Proving that language, with $|\Sigma|=1$, is irregular by Myhill–Nerode theorem

Question

We have $\Sigma =\{0\}$ and $$L=\{0^{2^n} \mid n\ge 0\}$$ How to prove that $L$ is irregular by using Myhill–Nerode theorem?

At other languages with $\Sigma >1$ we can usually separate the word or something like this with combination and this how we can show that two words are not at the same equivalent class....
But what we can do at this case?

Here what I tried:
Assuming that $i\ne j$, then $0^{2^i+1}$ is not at the same equivalent class with $0^{2^j+1}$, why?
Let mark: $p$ - the amount of $0$'s that we need to add to $0^{2^i+1}$ to be $0^{2^{i+1}}$, $q$ - same thing but with $j$ instead of $i$.
Of course $p\ne q$, hence:
$0^p\in 0^{2^i+1}$ but $0^p\notin 0^{2^j+1}$.

I'd like to know if I'm right at my and I should continue or try a different way...

Thank you!

Answer 1

Your idea is basically correct, but your argument could be written in a clearer way. You want to say that if $i \neq j$ then $0^{2^i+1},0^{2^j+1}$ are inequivalent. You propose to consider adding the word $0^{2^i-1}$ to both, obtaining $0^{2^{i+1}},0^{2^i+2^j}$. The first word is clearly in $L$, whereas the second isn't, though an argument is required (left to you). This shows that the infinite set $\{0^{2^i+1} : i \geq 0\}$ consists of pairwise inequivalent words (modulo $L$), so $L$ is not regular.

In fact, all words $0^n$ are pairwise inequivalent modulo $L$ – see if you can prove that. (The argument is very similar.)

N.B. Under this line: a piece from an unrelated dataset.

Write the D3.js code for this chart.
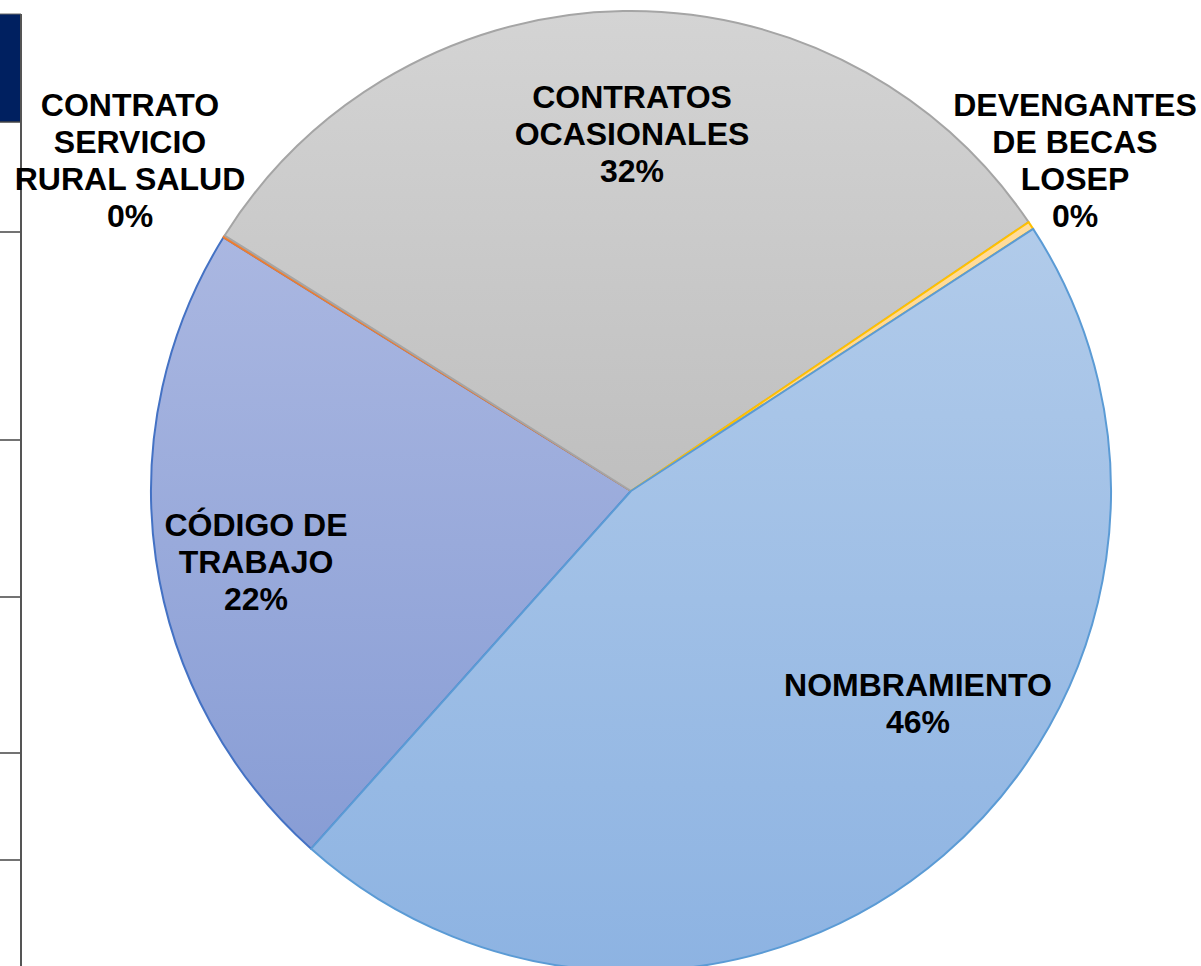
<!DOCTYPE html>
<html><head><meta charset="utf-8">
<script src="https://cdn.jsdelivr.net/npm/d3@7"></script>
<style>html,body{margin:0;padding:0;background:#fff;overflow:hidden}</style>
</head><body>
<script>
// Data (percent shares, alphabetical order as in the source sheet)
const categories = ["CÓDIGO DE TRABAJO","CONTRATO SERVICIO RURAL SALUD","CONTRATOS OCASIONALES","DEVENGANTES DE BECAS LOSEP","NOMBRAMIENTO"];
const values = [22.25, 0.07, 31.6, 0.27, 45.8];
const labelLines = [["CÓDIGO DE","TRABAJO"],["CONTRATO","SERVICIO","RURAL SALUD"],["CONTRATOS","OCASIONALES"],["DEVENGANTES","DE BECAS","LOSEP"],["NOMBRAMIENTO"]];
// styling
const fillTop = ["#aab7e1","#f4b183","#d4d4d4","#ffdc9c","#b1cbea"];
const fillBot = ["#889dd5","#f4b183","#bfbfbf","#ffd48a","#8db3e2"];
const strokes = ["#4472c4","#ed7d31","#a5a5a5","#ffc000","#5b9bd5"];
// label layout: first-line centre offsets relative to pie center (Excel best-fit placement)
const labelPos = [[-375,34],[-501,-386],[1,-394],[444,-386],[287,194]];

const W=1201,H=966, cx=631, cy=491, R=480;
const svg = d3.select("body").append("svg").attr("width",W).attr("height",H);
const defs = svg.append("defs");
categories.forEach((c,i)=>{
  const g = defs.append("linearGradient").attr("id","g"+i).attr("x1",0).attr("y1",0).attr("x2",0).attr("y2",1);
  g.append("stop").attr("offset","0%").attr("stop-color",fillTop[i]);
  g.append("stop").attr("offset","100%").attr("stop-color",fillBot[i]);
});

// left table fragment
const tbl = svg.append("g");
tbl.append("rect").attr("x",0).attr("y",14).attr("width",21).attr("height",108).attr("fill","#002060");
[122,232,440,597,753,860].forEach(y=>tbl.append("line").attr("x1",0).attr("x2",21).attr("y1",y).attr("y2",y).attr("stroke","#444").attr("stroke-width",1.5));
tbl.append("line").attr("x1",0).attr("x2",21).attr("y1",14).attr("y2",14).attr("stroke","#666").attr("stroke-width",1);
tbl.append("line").attr("x1",21).attr("x2",21).attr("y1",14).attr("y2",H).attr("stroke","#555").attr("stroke-width",2);

const start = 221.8*Math.PI/180;
const pie = d3.pie().sort(null).value(d=>d).startAngle(start).endAngle(start+2*Math.PI);
const arcs = pie(values);
const arc = d3.arc().innerRadius(0).outerRadius(R);
const g = svg.append("g").attr("transform",`translate(${cx},${cy})`);
g.selectAll("path").data(arcs).join("path")
  .attr("d",arc).attr("fill",(d,i)=>`url(#g${i})`)
  .attr("stroke",(d,i)=>strokes[i]).attr("stroke-width",2).attr("stroke-linejoin","round");

const total = values.reduce((a,b)=>a+b,0);
const lab = g.selectAll("text.lbl").data(arcs).join("text").attr("class","lbl")
  .attr("text-anchor","middle")
  .style("font-family","'Liberation Sans',Arial,sans-serif").style("font-weight","bold").style("font-size","32px").attr("fill","#000");
lab.each(function(d,i){
  const lines = labelLines[i].concat([Math.round(d.data/total*100)+"%"]);
  const t = d3.select(this);
  const lh = 37;
  const [lx,ly] = labelPos[i];
  lines.forEach((s,k)=>{
    t.append("tspan").attr("x",lx).attr("y",ly + k*lh + 11).text(s);
  });
});
</script>
</body></html>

For languages over a unary alphabet there is a simpler characterization. Let $L = \{0^n : n \in I\}$. Then $L$ is regular if and only if $I$ is eventually periodic, which means that for some $m \geq 1$, $n + m \in I$ iff $n + 2m \in I$. The set of powers of two is not eventually periodic since it has arbitrarily large "gaps". (A formal argument is similar to your proof.)